Lot
I’ve been designing a house that I’ll never live in, but I’m designing it as if I am.
The lot isn’t that big, and it’s the end of a triangular block, so it is also long and nearly comes to a point on the South end, so I can’t build a square or rectangular house on it. Well, I could, but I can’t, you know? That’s why they gave us this lot to work with; it’s an interesting problem the constraints of which create an environment for thoughtful answers.
I was pissed when I saw what lot we were given to work with. I had a plan roughed out already that would have worked great for the lot I had in mind before I found out we couldn’t just build wherever we wanted. I stared at that plan for a very long time, long enough to begin thinking about other things, like the story of how and why these two ‘Imaginary’ clients that I created (it’s me and Hez, but that’s a secret) would build in Kerrisdale when it specifically says on their client study that they don’t want to live in the city, and the lot, with a very old, but nicely maintained house on it, just sold for 2.5 million dollars.
The reasonings take some mental gymnastics to appreciate, but I stopped worrying about that, because I realized that it wasn’t my job to care about why because my job is to prove that I can make this all sum up to the best possible outcome for everyone. It sounds altruistic, and maybe it is to a degree, but I think this is more about me acting in my own best interests, and what happens when I do that. Things become a lot more interesting and even fun.
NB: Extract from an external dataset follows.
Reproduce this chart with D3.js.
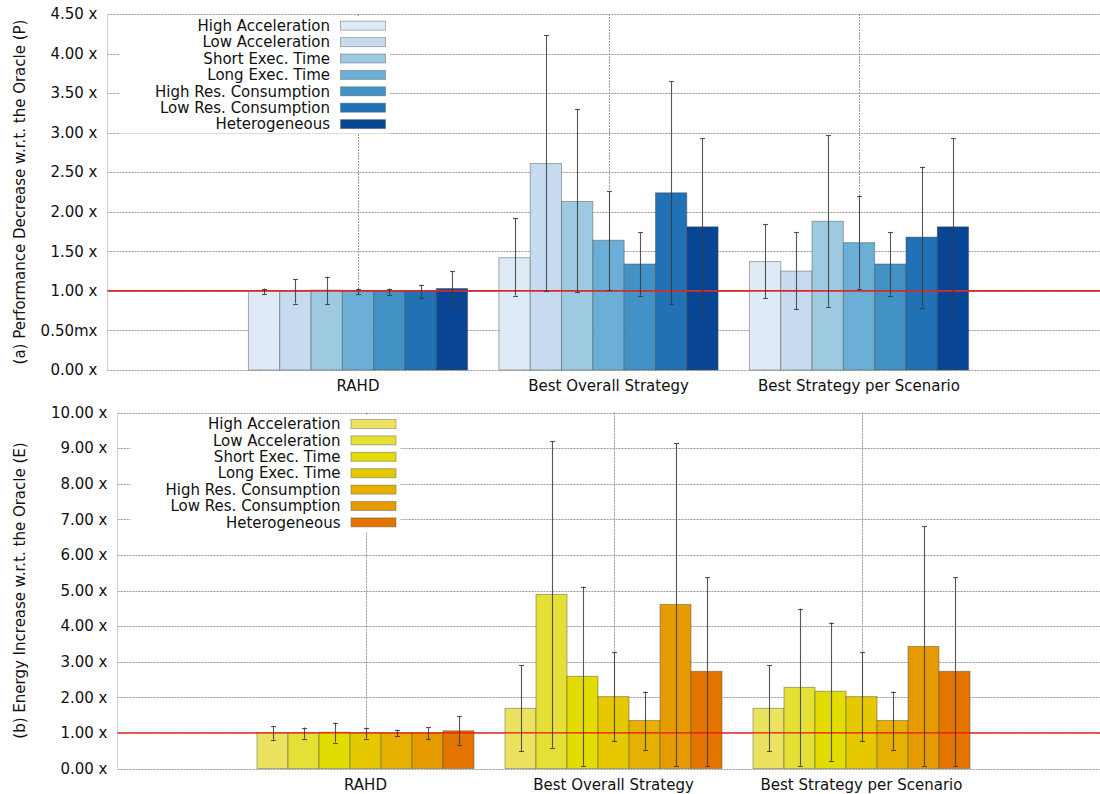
<!DOCTYPE html>
<html>
<head>
<meta charset="utf-8">
<script src="https://cdn.jsdelivr.net/npm/d3@7"></script>
<style>
  html, body { margin: 0; padding: 0; background: #fff; }
  svg { display: block; font-family: "DejaVu Sans", sans-serif; }
</style>
</head>
<body>
<svg id="chart" width="1100" height="794"></svg>
<script>
// Groups along the x axis
const categories = ["RAHD", "Best Overall Strategy", "Best Strategy per Scenario"];

// Scenario series (one bar per scenario in each group)
const series = ["High Acceleration", "Low Acceleration", "Short Exec. Time", "Long Exec. Time",
                "High Res. Consumption", "Low Res. Consumption", "Heterogeneous"];

const perfColors = ["#deebf7", "#c6dbef", "#9ecae1", "#6baed6", "#4292c6", "#2171b5", "#084594"];
const energyColors = ["#ebe35f", "#e5e036", "#e3dc00", "#e5c800", "#e5b000", "#e59a00", "#e37400"];

// (a) Performance decrease: mean, lower and upper error bounds, per scenario x group
const perfMean = [
  [1.00, 1.42, 1.37],
  [1.00, 2.61, 1.25],
  [1.01, 2.13, 1.88],
  [1.00, 1.64, 1.61],
  [1.00, 1.34, 1.34],
  [1.00, 2.24, 1.68],
  [1.03, 1.81, 1.81]
];
const perfLow = [
  [0.96, 0.94, 0.91],
  [0.84, 1.00, 0.77],
  [0.83, 0.98, 0.80],
  [0.96, 1.01, 1.03],
  [0.95, 0.94, 0.94],
  [0.91, 0.83, 0.79],
  [0.81, 0.72, 0.72]
];
const perfHigh = [
  [1.03, 1.92, 1.84],
  [1.15, 4.23, 1.74],
  [1.18, 3.30, 2.97],
  [1.03, 2.26, 2.20],
  [1.03, 1.74, 1.74],
  [1.08, 3.65, 2.57],
  [1.25, 2.93, 2.93]
];

// (b) Energy increase: mean, lower and upper error bounds, per scenario x group
const energyMean = [
  [1.00, 1.69, 1.69],
  [1.00, 4.89, 2.28],
  [1.02, 2.59, 2.17],
  [1.00, 2.02, 2.02],
  [1.00, 1.35, 1.35],
  [1.00, 4.61, 3.43],
  [1.06, 2.73, 2.73]
];
const energyLow = [
  [0.81, 0.48, 0.48],
  [0.84, 0.58, 0.08],
  [0.73, 0.08, 0.22],
  [0.84, 0.76, 0.76],
  [0.91, 0.53, 0.53],
  [0.82, 0.08, 0.08],
  [0.67, 0.08, 0.08]
];
const energyHigh = [
  [1.18, 2.90, 2.90],
  [1.15, 9.20, 4.49],
  [1.29, 5.11, 4.10],
  [1.15, 3.27, 3.27],
  [1.09, 2.16, 2.16],
  [1.16, 9.13, 6.80],
  [1.47, 5.37, 5.37]
];

// Y tick values and labels
const perfTicks = [0, 0.5, 1, 1.5, 2, 2.5, 3, 3.5, 4, 4.5];
const perfTickLabels = ["0.00 x", "0.50mx", "1.00 x", "1.50 x", "2.00 x", "2.50 x", "3.00 x", "3.50 x", "4.00 x", "4.50 x"];
const energyTicks = [0, 1, 2, 3, 4, 5, 6, 7, 8, 9, 10];
const energyTickLabels = ["0.00 x", "1.00 x", "2.00 x", "3.00 x", "4.00 x", "5.00 x", "6.00 x", "7.00 x", "8.00 x", "9.00 x", "10.00 x"];

const svg = d3.select("#chart");
const BAR_W = 0.125; // bar width in x units (one group spans 7 bars)
const GRID = { stroke: "#9a9a9a", dash: "2,1" };

function panel(cfg) {
  const g = svg.append("g");
  const x = d3.scaleLinear().domain([-1, 3]).range([cfg.left, 1109.5]);
  const y = d3.scaleLinear().domain(cfg.yDomain).range([cfg.bottom, cfg.top]);

  // horizontal grid
  g.append("g").selectAll("line").data(cfg.ticks).join("line")
    .attr("x1", cfg.left).attr("x2", 1100)
    .attr("y1", d => Math.round(y(d)) + 0.5).attr("y2", d => Math.round(y(d)) + 0.5)
    .attr("stroke", GRID.stroke).attr("stroke-dasharray", GRID.dash).attr("stroke-width", 1);

  // vertical grid at group centres
  g.append("g").selectAll("line").data(d3.range(categories.length)).join("line")
    .attr("x1", d => Math.round(x(d)) + 0.5).attr("x2", d => Math.round(x(d)) + 0.5)
    .attr("y1", y(cfg.yDomain[1])).attr("y2", y(0))
    .attr("stroke", GRID.stroke).attr("stroke-dasharray", GRID.dash).attr("stroke-width", 1);

  // left axis line
  g.append("line")
    .attr("x1", cfg.left).attr("x2", cfg.left)
    .attr("y1", y(cfg.yDomain[1])).attr("y2", y(0))
    .attr("stroke", "#cfcfcf").attr("stroke-width", 1);

  // y tick labels
  g.append("g").selectAll("text").data(cfg.ticks).join("text")
    .attr("x", cfg.left - 10).attr("y", d => y(d))
    .attr("dy", "0.35em").attr("text-anchor", "end")
    .attr("font-size", 15).attr("fill", "#111")
    .text((d, i) => cfg.tickLabels[i]);

  // y axis title
  g.append("text")
    .attr("transform", `translate(25,${(y(0) + y(cfg.yDomain[1])) / 2}) rotate(-90)`)
    .attr("text-anchor", "middle").attr("font-size", 15).attr("fill", "#111")
    .text(cfg.title);

  // category labels
  g.append("g").selectAll("text").data(categories).join("text")
    .attr("x", (d, i) => x(i)).attr("y", cfg.labelY)
    .attr("text-anchor", "middle").attr("font-size", 15).attr("fill", "#111")
    .text(d => d);

  // legend (opaque box)
  const legX = cfg.legendRight;
  const rowH = 16.4;
  g.append("rect")
    .attr("x", legX - 210).attr("y", cfg.legendTop - 9)
    .attr("width", 270).attr("height", rowH * series.length + 2)
    .attr("fill", "#fff");
  const leg = g.append("g").selectAll("g").data(series).join("g")
    .attr("transform", (d, i) => `translate(0,${cfg.legendTop + i * rowH})`);
  leg.append("text")
    .attr("x", legX).attr("y", 0).attr("dy", "0.35em")
    .attr("text-anchor", "end").attr("font-size", 15).attr("fill", "#111")
    .text(d => d);
  leg.append("rect")
    .attr("x", legX + 10.5).attr("y", -4.5).attr("width", 45).attr("height", 9)
    .attr("fill", (d, i) => cfg.colors[i])
    .attr("stroke", "rgba(90,90,90,0.45)").attr("stroke-width", 1);

  // bars
  const bars = [];
  series.forEach((s, si) => {
    categories.forEach((c, ci) => {
      bars.push({ si, ci, v: cfg.mean[si][ci], lo: cfg.low[si][ci], hi: cfg.high[si][ci] });
    });
  });
  const cx = d => d.ci + (d.si - 3) * BAR_W;

  g.append("g").selectAll("rect").data(bars).join("rect")
    .attr("x", d => x(cx(d) - BAR_W / 2))
    .attr("width", d => x(BAR_W) - x(0))
    .attr("y", d => y(d.v))
    .attr("height", d => y(0) - y(d.v))
    .attr("fill", d => cfg.colors[d.si])
    .attr("stroke", "rgba(70,70,70,0.45)").attr("stroke-width", 1);

  // reference line at 1.0
  g.append("line")
    .attr("x1", cfg.left).attr("x2", 1100)
    .attr("y1", y(1)).attr("y2", y(1))
    .attr("stroke", cfg.refColor).attr("stroke-width", cfg.refWidth);

  // error bars
  const eb = g.append("g").attr("stroke", "#383838").attr("stroke-width", 1.1).attr("stroke-opacity", 0.85);
  eb.selectAll("line.v").data(bars).join("line").attr("class", "v")
    .attr("x1", d => Math.round(x(cx(d))) + 0.5).attr("x2", d => Math.round(x(cx(d))) + 0.5)
    .attr("y1", d => y(d.lo)).attr("y2", d => y(d.hi));
  ["lo", "hi"].forEach(k => {
    eb.selectAll("line.c" + k).data(bars).join("line").attr("class", "c" + k)
      .attr("x1", d => Math.round(x(cx(d))) - 2).attr("x2", d => Math.round(x(cx(d))) + 3)
      .attr("y1", d => Math.round(y(d[k])) + 0.5).attr("y2", d => Math.round(y(d[k])) + 0.5);
  });
}

panel({
  left: 107.5, top: 14, bottom: 370, yDomain: [0, 4.5],
  ticks: perfTicks, tickLabels: perfTickLabels,
  title: "(a) Performance Decrease w.r.t. the Oracle (P)",
  labelY: 391, legendRight: 330, legendTop: 25.7,
  colors: perfColors, mean: perfMean, low: perfLow, high: perfHigh,
  refColor: "#d82a2a", refWidth: 1.8
});

panel({
  left: 117.5, top: 412.5, bottom: 768.5, yDomain: [0, 10],
  ticks: energyTicks, tickLabels: energyTickLabels,
  title: "(b) Energy Increase w.r.t. the Oracle (E)",
  labelY: 790, legendRight: 340.5, legendTop: 424,
  colors: energyColors, mean: energyMean, low: energyLow, high: energyHigh,
  refColor: "#e81010", refWidth: 1.4
});
</script>
</body>
</html>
I like to solve problems. I like puzzles and games, well, I like some of them, but I really like to solve problems. I found though, that I work a little differently than is recommended by the program that I am in. Maybe someday, maybe even next project, I’ll start with a bubble diagram, shifting all the rooms around depending upon their connective requirements, and answering to the flow of the home, but I’ve yet to build a round room, and I have a tough time envisioning the Jetson’s bubble home coming together into something that makes sense to me. But floor plans make sense, even if they’re wrong.
It’s a favourite pastime of builders (as opposed to designers) to find what’s wrong with a plan. There’s always something wrong, and we always find it, but it’s best to find it before you have to unbuild something in order to fix it. Sometimes a post doesn’t have a foundation under it, sometimes, if you build with standard progression, you won’t be able to fit in that little spot to finish the siding. Sometimes you just have to buy taller ladders, or rent more scaffolding because it’s buildable, but you’re just not prepared. One hundred percent of the time, though, you blame the architect first because he’s probably never put anything together in his life. But I have, and now I’m the architect, well, I’m going to be. I’m not going to get a...whatever it is that REAL architects get because I’m not doing four years of schooling. I’ve already done thirty.
Part of the project that I’m working on requires that I do a technical study that includes details on my chosen method of building, and why I chose that particular method. I think in stick-frame, but I’m trying to think differently about everything, and there is a lot of different ways to build out there in the world, so I’m looking into those.
I get hung up and bogged down in the mundane aspects of the work sometimes, but when it comes to working on my plan, I’m excited. Once I get a few more details figured out, I get to build a scaled architectural model of the house and property, and I might lose sleep over that, in a good way.